Insensitive Shoppers

It's been difficult trying to make sense of life.

Granted, I'm not the only person encumbered with this undertaking.

However, there is a marked sense of insensitivity in people when you finally decide to leave the microcosm of your home, and go mingle with 'the rest of the world' with 3 (three) surgical masks on - just in case there are airborne latex or chemical or other potentially life-threatening allergens out there. I want to get a t-shirt that says, "I'm NOT a Weirdo, I have life-threatening Allergies!!!"

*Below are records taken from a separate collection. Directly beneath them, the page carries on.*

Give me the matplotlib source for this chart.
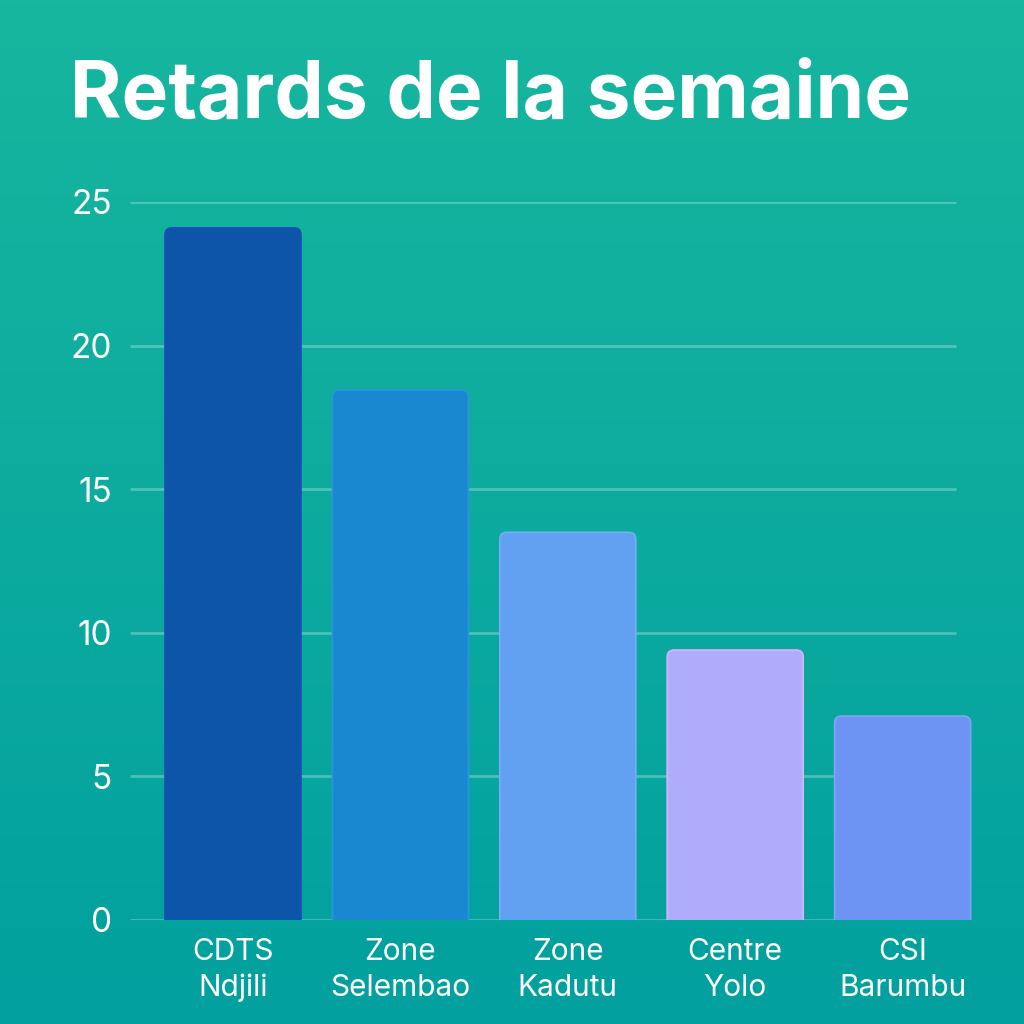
import matplotlib
matplotlib.use("Agg")
import matplotlib.pyplot as plt
import numpy as np
from matplotlib.patches import FancyBboxPatch
from matplotlib.colors import LinearSegmentedColormap

title = "Retards de la semaine"
categories = ["CDTS\nNdjili", "Zone\nSelembao", "Zone\nKadutu", "Centre\nYolo", "CSI\nBarumbu"]
values = [24.1, 18.45, 13.5, 9.4, 7.1]
bar_colors = ["#0d55a8", "#1a87d1", "#62a0f2", "#b0acfc", "#6e94f3"]
edge_colors = ["#1a4fb8", "#2a95dc", "#74aef4", "#d6b6f6", "#82a4f4"]
yticks = [0, 5, 10, 15, 20, 25]

plt.rcParams['font.family'] = ['Inter', 'DejaVu Sans']

fig = plt.figure(figsize=(10.24, 10.24), dpi=100)

# gradient background
bg = fig.add_axes([0, 0, 1, 1], zorder=-10)
cmap = LinearSegmentedColormap.from_list("bg", ["#17b69e", "#02a09f"])
grad = np.linspace(0, 1, 256).reshape(-1, 1)
bg.imshow(grad, aspect="auto", cmap=cmap, extent=[0, 1, 0, 1], origin="upper")
bg.set_axis_off()

W = 1024.0
left_px, right_px = 130, 1000
bottom_px, top_px = 920, 202
ax = fig.add_axes([left_px / W, (W - bottom_px) / W, (right_px - left_px) / W, (bottom_px - top_px) / W])
ax.patch.set_alpha(0)

step = 167.4
x0 = 233.0
xmin = (left_px - x0) / step
xmax = (right_px - x0) / step
ax.set_xlim(xmin, xmax)
ax.set_ylim(0, 25)

grid_end = (956 - x0) / step
ax.hlines(yticks, xmin, grid_end, colors="white", alpha=0.28, linewidth=2, zorder=1)

xs = np.arange(len(values))
width = 136 / step
ypx = (bottom_px - top_px) / 25.0
r_px = 7
rs = r_px / step
aspect = (r_px / ypx) / rs
for x, v, c, ec in zip(xs, values, bar_colors, edge_colors):
    p = FancyBboxPatch((x - width / 2, -1), width, v + 1,
                       boxstyle=f"round,pad=0,rounding_size={rs}",
                       mutation_aspect=aspect, facecolor=c, edgecolor=ec,
                       linewidth=1.2, zorder=2, clip_on=True)
    ax.add_patch(p)

ax.set_yticks(yticks)
ax.set_yticklabels([str(t) for t in yticks], color="white", fontsize=24)
ax.set_xticks(xs)
ax.set_xticklabels(categories, color="white", fontsize=21.5, linespacing=1.35)
ax.tick_params(axis="both", length=0)
ax.tick_params(axis="y", pad=13)
ax.tick_params(axis="x", pad=13)
for s in ax.spines.values():
    s.set_visible(False)

fig.text(70 / W, (W - 118) / W, title, color="white", fontsize=56.5, fontweight="bold",
         ha="left", va="baseline")

fig.savefig("out.png", dpi=100)
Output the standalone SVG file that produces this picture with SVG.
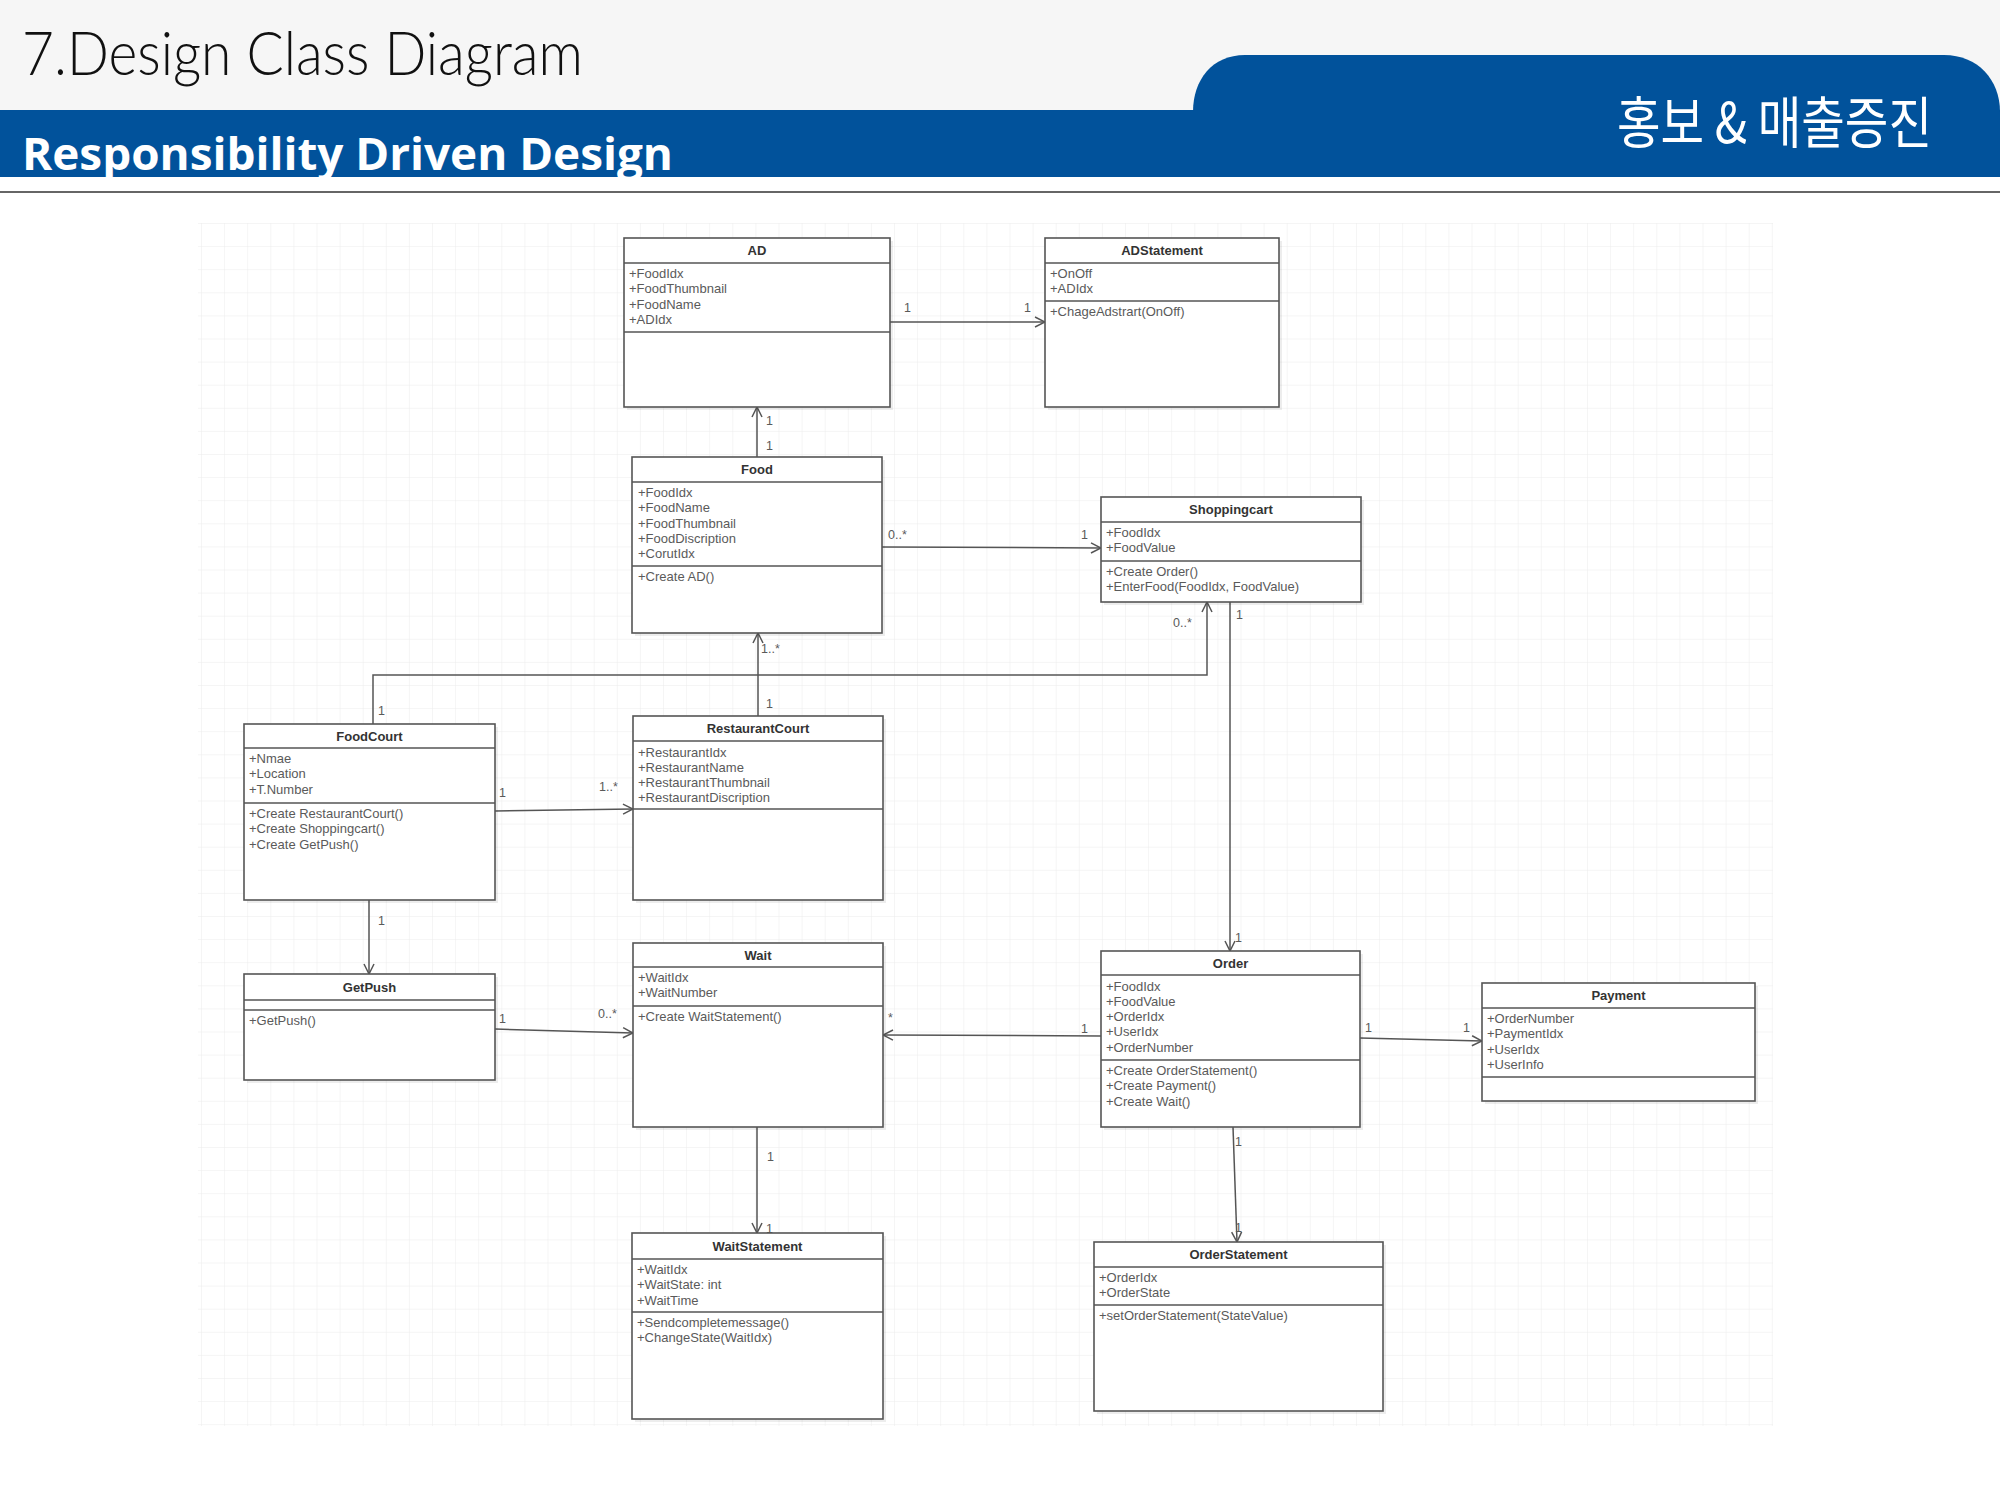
<svg xmlns="http://www.w3.org/2000/svg" width="2000" height="1500" viewBox="0 0 2000 1500">
<style>
.box{fill:#ffffff;stroke:#555555;stroke-width:1.6}
.shadow{fill:#000000;opacity:0.07}
.sep{stroke:#555555;stroke-width:1.6}
.title{font-family:"Liberation Sans",Arial,sans-serif;font-size:13px;font-weight:bold;fill:#333333;text-anchor:middle}
.attr{font-family:"Liberation Sans",Arial,sans-serif;font-size:13px;fill:#5a5a5a}
.lbl{font-family:"Liberation Sans",Arial,sans-serif;font-size:12.5px;fill:#5a5a5a}
.conn{fill:none;stroke:#555555;stroke-width:1.5;marker-end:url(#arr)}
</style>
<defs>
<marker id="arr" markerWidth="12" markerHeight="12" refX="11" refY="6" orient="auto" markerUnits="userSpaceOnUse">
<path d="M1,1 L11,6 L1,11" fill="none" stroke="#555555" stroke-width="1.5"/>
</marker>
<pattern id="grid" x="201" y="223" width="23.1" height="23.1" patternUnits="userSpaceOnUse">
<path d="M0,0 L23.1,0 M0,0 L0,23.1" fill="none" stroke="#ebebeb" stroke-width="1"/>
</pattern>
</defs>

<!-- page background -->
<rect x="0" y="0" width="2000" height="1500" fill="#ffffff"/>
<rect x="0" y="0" width="2000" height="110" fill="#f6f6f6"/>
<rect x="0" y="110" width="2000" height="67" fill="#01529b"/>
<path d="M1193,177 L1193,112 C1193,80 1212,55 1245,55 L1944,55 C1978,55 2000,80 2000,112 L2000,177 Z" fill="#01529b"/>
<line x1="0" y1="192" x2="2000" y2="192" stroke="#666666" stroke-width="2"/>
<text x="22" y="75" font-family="Lato, Open Sans, Liberation Sans, sans-serif" font-weight="300" font-size="62" fill="#111111" textLength="561" lengthAdjust="spacingAndGlyphs">7.Design Class Diagram</text>
<text x="22" y="170" font-family="Open Sans, Liberation Sans, sans-serif" font-size="44" font-weight="bold" fill="#ffffff" textLength="651" lengthAdjust="spacingAndGlyphs">Responsibility Driven Design</text>
<text x="1617" y="143" font-family="Noto Sans CJK KR, sans-serif" font-size="56" fill="#ffffff" textLength="315" lengthAdjust="spacingAndGlyphs">홍보 &amp; 매출증진</text>

<!-- grid area -->
<rect x="198" y="223" width="1575" height="1203" fill="url(#grid)"/>

<!-- connectors -->
<g id="connectors">
<path class="conn" d="M757,457 L757,407"/>
<path class="conn" d="M890,322 L1045,322"/>
<path class="conn" d="M882,547 L1101,548"/>
<path class="conn" d="M1230,602 L1230,951"/>
<path class="conn" d="M373,724 L373,675 L1207,675 L1207,602"/>
<path class="conn" d="M758,716 L758,633"/>
<path class="conn" d="M495,811 L633,809"/>
<path class="conn" d="M369,900 L369,974"/>
<path class="conn" d="M495,1029 L633,1033"/>
<path class="conn" d="M1101,1036 L883,1035"/>
<path class="conn" d="M1360,1038 L1482,1041"/>
<path class="conn" d="M757,1127 L757,1233"/>
<path class="conn" d="M1233,1127 L1237,1242"/>
<text class="lbl" x="766" y="425">1</text>
<text class="lbl" x="766" y="450">1</text>
<text class="lbl" x="904" y="312">1</text>
<text class="lbl" x="1024" y="312">1</text>
<text class="lbl" x="888" y="539">0..*</text>
<text class="lbl" x="1081" y="539">1</text>
<text class="lbl" x="1236" y="619">1</text>
<text class="lbl" x="1235" y="942">1</text>
<text class="lbl" x="378" y="715">1</text>
<text class="lbl" x="1173" y="627">0..*</text>
<text class="lbl" x="761" y="653">1..*</text>
<text class="lbl" x="766" y="708">1</text>
<text class="lbl" x="499" y="797">1</text>
<text class="lbl" x="599" y="791">1..*</text>
<text class="lbl" x="378" y="925">1</text>
<text class="lbl" x="499" y="1023">1</text>
<text class="lbl" x="598" y="1018">0..*</text>
<text class="lbl" x="888" y="1022">*</text>
<text class="lbl" x="1081" y="1033">1</text>
<text class="lbl" x="1365" y="1032">1</text>
<text class="lbl" x="1463" y="1032">1</text>
<text class="lbl" x="767" y="1161">1</text>
<text class="lbl" x="766" y="1233">1</text>
<text class="lbl" x="1235" y="1146">1</text>
<text class="lbl" x="1235" y="1232">1</text>
</g>

<!-- nodes -->
<g id="AD">
<rect class="shadow" x="627" y="241" width="266" height="169"/>
<rect class="box" x="624" y="238" width="266" height="169"/>
<line class="sep" x1="624" y1="263" x2="890" y2="263"/>
<line class="sep" x1="624" y1="332" x2="890" y2="332"/>
<text class="title" x="757" y="255">AD</text>
<text class="attr" x="629" y="278">+FoodIdx</text>
<text class="attr" x="629" y="293.3">+FoodThumbnail</text>
<text class="attr" x="629" y="308.6">+FoodName</text>
<text class="attr" x="629" y="323.9">+ADIdx</text>
</g>

<g id="ADStatement">
<rect class="shadow" x="1048" y="241" width="234" height="169"/>
<rect class="box" x="1045" y="238" width="234" height="169"/>
<line class="sep" x1="1045" y1="263" x2="1279" y2="263"/>
<line class="sep" x1="1045" y1="301" x2="1279" y2="301"/>
<text class="title" x="1162" y="255">ADStatement</text>
<text class="attr" x="1050" y="278">+OnOff</text>
<text class="attr" x="1050" y="293.3">+ADIdx</text>
<text class="attr" x="1050" y="316">+ChageAdstrart(OnOff)</text>
</g>

<g id="Food">
<rect class="shadow" x="635" y="460" width="250" height="176"/>
<rect class="box" x="632" y="457" width="250" height="176"/>
<line class="sep" x1="632" y1="482" x2="882" y2="482"/>
<line class="sep" x1="632" y1="566" x2="882" y2="566"/>
<text class="title" x="757" y="474">Food</text>
<text class="attr" x="638" y="497">+FoodIdx</text>
<text class="attr" x="638" y="512.3">+FoodName</text>
<text class="attr" x="638" y="527.6">+FoodThumbnail</text>
<text class="attr" x="638" y="542.9">+FoodDiscription</text>
<text class="attr" x="638" y="558.2">+CorutIdx</text>
<text class="attr" x="638" y="581">+Create AD()</text>
</g>

<g id="Shoppingcart">
<rect class="shadow" x="1104" y="500" width="260" height="105"/>
<rect class="box" x="1101" y="497" width="260" height="105"/>
<line class="sep" x1="1101" y1="522" x2="1361" y2="522"/>
<line class="sep" x1="1101" y1="561" x2="1361" y2="561"/>
<text class="title" x="1231" y="514">Shoppingcart</text>
<text class="attr" x="1106" y="537">+FoodIdx</text>
<text class="attr" x="1106" y="552.3">+FoodValue</text>
<text class="attr" x="1106" y="576">+Create Order()</text>
<text class="attr" x="1106" y="591.3">+EnterFood(FoodIdx, FoodValue)</text>
</g>

<g id="FoodCourt">
<rect class="shadow" x="247" y="727" width="251" height="176"/>
<rect class="box" x="244" y="724" width="251" height="176"/>
<line class="sep" x1="244" y1="748" x2="495" y2="748"/>
<line class="sep" x1="244" y1="803" x2="495" y2="803"/>
<text class="title" x="369.5" y="740.5">FoodCourt</text>
<text class="attr" x="249" y="763">+Nmae</text>
<text class="attr" x="249" y="778.3">+Location</text>
<text class="attr" x="249" y="793.6">+T.Number</text>
<text class="attr" x="249" y="818">+Create RestaurantCourt()</text>
<text class="attr" x="249" y="833.3">+Create Shoppingcart()</text>
<text class="attr" x="249" y="848.6">+Create GetPush()</text>
</g>

<g id="RestaurantCourt">
<rect class="shadow" x="636" y="719" width="250" height="184"/>
<rect class="box" x="633" y="716" width="250" height="184"/>
<line class="sep" x1="633" y1="741" x2="883" y2="741"/>
<line class="sep" x1="633" y1="809" x2="883" y2="809"/>
<text class="title" x="758" y="733">RestaurantCourt</text>
<text class="attr" x="638" y="757">+RestaurantIdx</text>
<text class="attr" x="638" y="772">+RestaurantName</text>
<text class="attr" x="638" y="787">+RestaurantThumbnail</text>
<text class="attr" x="638" y="802">+RestaurantDiscription</text>
</g>

<g id="GetPush">
<rect class="shadow" x="247" y="977" width="251" height="106"/>
<rect class="box" x="244" y="974" width="251" height="106"/>
<line class="sep" x1="244" y1="1000" x2="495" y2="1000"/>
<line class="sep" x1="244" y1="1010" x2="495" y2="1010"/>
<text class="title" x="369.5" y="991.5">GetPush</text>
<text class="attr" x="249" y="1025">+GetPush()</text>
</g>

<g id="Wait">
<rect class="shadow" x="636" y="946" width="250" height="184"/>
<rect class="box" x="633" y="943" width="250" height="184"/>
<line class="sep" x1="633" y1="967" x2="883" y2="967"/>
<line class="sep" x1="633" y1="1006" x2="883" y2="1006"/>
<text class="title" x="758" y="959.5">Wait</text>
<text class="attr" x="638" y="982">+WaitIdx</text>
<text class="attr" x="638" y="997.3">+WaitNumber</text>
<text class="attr" x="638" y="1021">+Create WaitStatement()</text>
</g>

<g id="Order">
<rect class="shadow" x="1104" y="954" width="259" height="176"/>
<rect class="box" x="1101" y="951" width="259" height="176"/>
<line class="sep" x1="1101" y1="975" x2="1360" y2="975"/>
<line class="sep" x1="1101" y1="1060" x2="1360" y2="1060"/>
<text class="title" x="1230.5" y="967.5">Order</text>
<text class="attr" x="1106" y="990.5">+FoodIdx</text>
<text class="attr" x="1106" y="1005.8">+FoodValue</text>
<text class="attr" x="1106" y="1021.1">+OrderIdx</text>
<text class="attr" x="1106" y="1036.4">+UserIdx</text>
<text class="attr" x="1106" y="1051.7">+OrderNumber</text>
<text class="attr" x="1106" y="1075">+Create OrderStatement()</text>
<text class="attr" x="1106" y="1090.3">+Create Payment()</text>
<text class="attr" x="1106" y="1105.6">+Create Wait()</text>
</g>

<g id="Payment">
<rect class="shadow" x="1485" y="986" width="273" height="118"/>
<rect class="box" x="1482" y="983" width="273" height="118"/>
<line class="sep" x1="1482" y1="1008" x2="1755" y2="1008"/>
<line class="sep" x1="1482" y1="1077" x2="1755" y2="1077"/>
<text class="title" x="1618.5" y="1000">Payment</text>
<text class="attr" x="1487" y="1023">+OrderNumber</text>
<text class="attr" x="1487" y="1038.3">+PaymentIdx</text>
<text class="attr" x="1487" y="1053.6">+UserIdx</text>
<text class="attr" x="1487" y="1068.9">+UserInfo</text>
</g>

<g id="WaitStatement">
<rect class="shadow" x="635" y="1236" width="251" height="186"/>
<rect class="box" x="632" y="1233" width="251" height="186"/>
<line class="sep" x1="632" y1="1259" x2="883" y2="1259"/>
<line class="sep" x1="632" y1="1312" x2="883" y2="1312"/>
<text class="title" x="757.5" y="1250.5">WaitStatement</text>
<text class="attr" x="637" y="1274">+WaitIdx</text>
<text class="attr" x="637" y="1289.3">+WaitState: int</text>
<text class="attr" x="637" y="1304.6">+WaitTime</text>
<text class="attr" x="637" y="1327">+Sendcompletemessage()</text>
<text class="attr" x="637" y="1342.3">+ChangeState(WaitIdx)</text>
</g>

<g id="OrderStatement">
<rect class="shadow" x="1097" y="1245" width="289" height="169"/>
<rect class="box" x="1094" y="1242" width="289" height="169"/>
<line class="sep" x1="1094" y1="1267" x2="1383" y2="1267"/>
<line class="sep" x1="1094" y1="1305" x2="1383" y2="1305"/>
<text class="title" x="1238.5" y="1259">OrderStatement</text>
<text class="attr" x="1099" y="1282">+OrderIdx</text>
<text class="attr" x="1099" y="1297.3">+OrderState</text>
<text class="attr" x="1099" y="1320">+setOrderStatement(StateValue)</text>
</g>
</svg>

Life is about risks, non? Imagine for a moment taking the risk of DYING by doing the most mundane tasks, things that the everyday folks take for granted...like shopping, like going to the bank, like going into a school, like taking public transport, like walking down the street...you can forget riding a bike (unless you have an super old one like mine with plastic, not fancy rubber-gripped handle bars.) The world is VERY different when you have life-threatening allergies.

I think what I miss most is my ability to be spontaneous. My get up and go hasn't gotten up and gone so much as been locked up for its own good. I'm involuntarily agoraphobic.

So, when I do venture out...WHY do people HAVE to stare??? Yesterday, in Value Village, a woman gave me a sympathetic smile. I smiled back and realized that she couldn't actually see me returning the warmth of that smile, so I had to say to her, "I'm really smiling behind this mask." She gave me an acknowledging wince of pity. OMG...I'm being pitied. Children have less barriers, "Mommy, what's wrong with that lady??" or "Mommy, that lady looks weird." Yep kid...that's me...the weirdo. I took the chance of going out somewhere, Epi-pens on hand - and, for all my hopes, I was glanced at like a weirdo, pointed at, spoken about, and I felt sorry for my children who's mother is the 'weirdo'. Thank goodness they are still at the age of not noticing this all, and perhaps, just perhaps, I'm being overly sensitive but I have to ask myself if it's worth it? My children won't always be oblivious. At what point will I become an embarrassment?

I did get some capri's, a few needed t-shirts and a fuzzy housecoat but was it worth the sweat from the heat underneath the masks, the fogging up of my glasses with the masks on, and the side-ways glances & whispers?


There are waaaaaaaaay worse ways of being marginalized. I am aware of this. However, life has handed me this really interesting, sucky but interesting, pile of lemons and I am ardently trying to figure out HOW to make some kick-ass lemonade out of them.